1868 Frederick once again campaigned for the Democrats but Ulysses S. Grant won the presidency. He was in two more controversies one the Treaty of Washington that was made public early and the other a Grant administration scandal where he obtained early news in relation to the secret service and reported it in his paper. He and his wife Sarah pulled of an April 1st hoax about a funeral and cremation of a young Hindu princess from the East in a lengthy, detailed, imaginative and thoroughly believable article about a pagan ceremony. There were many who believed the affair had taken place.
The experienced newspaperman was editor for nine different newspapers the last being The Washington Post. Frederick Augusta Aiken established a reputation as a very clever writer with dramatic criticism over the twenty years he was in Washington. In part his obituary stated: Where the deceased was so esteemed and loved, where our subject so actively worked for the Democratic cause and was one of the gallant few that dared to lift his voice in behalf of justice and right at the imminent risk of his life nobly undertook the defense of Mrs. Marry Surratt. Gifted, brilliant, kind-hearted and benevolent, his presence cast sunshine wherever it went with a cheering smile for the erring, a kind word for the struggling, an open hand for the unfortunate and a big free heart for those he loved.
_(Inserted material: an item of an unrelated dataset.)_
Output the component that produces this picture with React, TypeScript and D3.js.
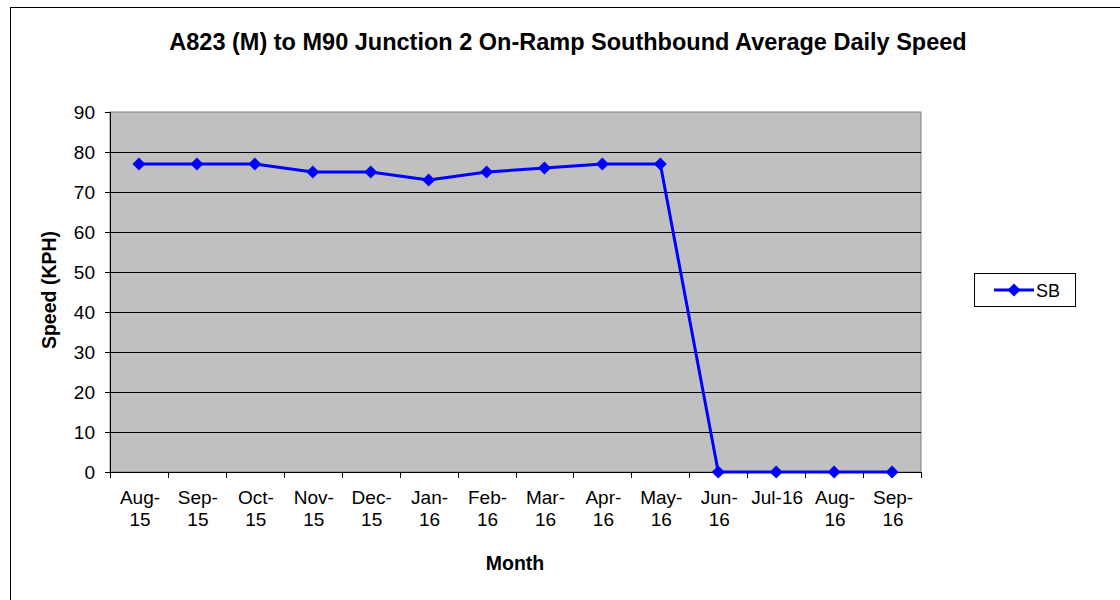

His manly appearance remembered, he was famous for doing his duty well, promptly and faithfully… in death humanity has lost one of its noblest ornaments. (Obituary, Washington Post, December 24, 1878)
Frederick A Aiken was buried in an unmarked grave December 26, 1878 in Oak Hill Cemetery, Georgetown (Formerly Surrattsville), District of Columbia. His sister gave birth to a baby boy and named him Fred. Sarah his widow supported herself as a correspondent and clerk in the Treasury Department until she joined him May 25, 1900.